= Given material =

------------

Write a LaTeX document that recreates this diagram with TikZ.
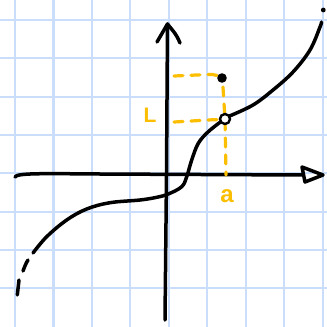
\documentclass[tikz,border=0pt]{standalone}
\usepackage{fontspec}
\newfontfamily\handfont{Liberation Sans}
\definecolor{gridblue}{RGB}{202,222,252}
\definecolor{amber}{RGB}{252,190,0}
\tikzset{
  gridline/.style={draw=gridblue, line width=2.2pt},
  ink/.style={draw=black, line width=3.5pt, line cap=round, line join=round},
  guide/.style={draw=amber, line width=3.2pt, line cap=round, dash pattern=on 9pt off 8pt},
  lbl/.style={text=amber, font=\handfont\bfseries\fontsize{21}{21}\selectfont, inner sep=0pt},
  lbla/.style={text=amber, font=\handfont\bfseries\fontsize{24}{24}\selectfont, inner sep=0pt}
}
\begin{document}
\begin{tikzpicture}[x=1pt,y=-1pt]
\useasboundingbox (0,0) rectangle (327,327);
\fill[white] (0,0) rectangle (327,327);
% grid
\foreach \i in {0,...,8} {
  \draw[gridline] ({15+38.46*\i},0) -- ({15+38.46*\i},327);
}
\foreach \j in {0,...,7} {
  \draw[gridline] (0,{20+38.33*\j}) -- (327,{20+38.33*\j});
}
% coordinates
\coordinate (xs) at (15,177);
\coordinate (xe) at (303,175);
\coordinate (ys) at (165,320);
\coordinate (ye) at (167.5,24);
\coordinate (hole) at (225,119);
\coordinate (pt) at (222,78);
% axes
\draw[ink] (xs) .. controls (17,173) and (40,173.5) .. (100,174) -- (xe);
\draw[ink] (302,167) -- (323,175) -- (305,182) -- cycle;
\draw[ink] (ys) -- (166.5,175) -- (ye);
\draw[ink] (157,42) -- (ye) .. controls (172,30) and (176,33) .. (180,43);
% orange guides
\draw[guide] (174,76) -- (208,74.5) .. controls (214,74) and (220,76) .. (pt);
\draw[guide] (pt) ++(1,9) -- (hole) -- (226,175);
\draw[guide] (174,122) -- (208,120) .. controls (214,119.5) and (218,120) .. (hole);
\node[lbl] (L) at (150,115.5) {L};
\node[lbla] (a) at (227,196) {a};
% curve
\draw[ink] (17.3,295) -- (19,280);
\draw[ink] (23,271) .. controls (24.5,267) and (26,263) .. (28,260);
\draw[ink] plot[smooth, tension=0.6] coordinates {(33,253) (46.7,236.7) (66.7,220) (86.7,209) (110,202.7) (140,200) (156.7,197.3) (168.3,194) (181.7,186.7) (186.7,176.7) (191.7,160) (198.3,143.3) (208.3,131.7) (220.5,122)};
\draw[ink] plot[smooth, tension=0.6] coordinates {(229.5,116) (253,105) (273,90) (293,72) (310,50) (320,27) (321.5,22)};
\fill (323.3,10) circle (2.4);
% points
\draw[black, line width=2.4pt, fill=white] (hole) circle (5);
\fill[black] (pt) circle (4.8);
\end{tikzpicture}
\end{document}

------------

= To be done =
Return each line from the material above exactly, but not the pictures.

= Output =
Write a LaTeX document that recreates this diagram with TikZ.
\documentclass[tikz,border=0pt]{standalone}
\usepackage{fontspec}
\newfontfamily\handfont{Liberation Sans}
\definecolor{gridblue}{RGB}{202,222,252}
\definecolor{amber}{RGB}{252,190,0}
\tikzset{
  gridline/.style={draw=gridblue, line width=2.2pt},
  ink/.style={draw=black, line width=3.5pt, line cap=round, line join=round},
  guide/.style={draw=amber, line width=3.2pt, line cap=round, dash pattern=on 9pt off 8pt},
  lbl/.style={text=amber, font=\handfont\bfseries\fontsize{21}{21}\selectfont, inner sep=0pt},
  lbla/.style={text=amber, font=\handfont\bfseries\fontsize{24}{24}\selectfont, inner sep=0pt}
}
\begin{document}
\begin{tikzpicture}[x=1pt,y=-1pt]
\useasboundingbox (0,0) rectangle (327,327);
\fill[white] (0,0) rectangle (327,327);
% grid
\foreach \i in {0,...,8} {
  \draw[gridline] ({15+38.46*\i},0) -- ({15+38.46*\i},327);
}
\foreach \j in {0,...,7} {
  \draw[gridline] (0,{20+38.33*\j}) -- (327,{20+38.33*\j});
}
% coordinates
\coordinate (xs) at (15,177);
\coordinate (xe) at (303,175);
\coordinate (ys) at (165,320);
\coordinate (ye) at (167.5,24);
\coordinate (hole) at (225,119);
\coordinate (pt) at (222,78);
% axes
\draw[ink] (xs) .. controls (17,173) and (40,173.5) .. (100,174) -- (xe);
\draw[ink] (302,167) -- (323,175) -- (305,182) -- cycle;
\draw[ink] (ys) -- (166.5,175) -- (ye);
\draw[ink] (157,42) -- (ye) .. controls (172,30) and (176,33) .. (180,43);
% orange guides
\draw[guide] (174,76) -- (208,74.5) .. controls (214,74) and (220,76) .. (pt);
\draw[guide] (pt) ++(1,9) -- (hole) -- (226,175);
\draw[guide] (174,122) -- (208,120) .. controls (214,119.5) and (218,120) .. (hole);
\node[lbl] (L) at (150,115.5) {L};
\node[lbla] (a) at (227,196) {a};
% curve
\draw[ink] (17.3,295) -- (19,280);
\draw[ink] (23,271) .. controls (24.5,267) and (26,263) .. (28,260);
\draw[ink] plot[smooth, tension=0.6] coordinates {(33,253) (46.7,236.7) (66.7,220) (86.7,209) (110,202.7) (140,200) (156.7,197.3) (168.3,194) (181.7,186.7) (186.7,176.7) (191.7,160) (198.3,143.3) (208.3,131.7) (220.5,122)};
\draw[ink] plot[smooth, tension=0.6] coordinates {(229.5,116) (253,105) (273,90) (293,72) (310,50) (320,27) (321.5,22)};
\fill (323.3,10) circle (2.4);
% points
\draw[black, line width=2.4pt, fill=white] (hole) circle (5);
\fill[black] (pt) circle (4.8);
\end{tikzpicture}
\end{document}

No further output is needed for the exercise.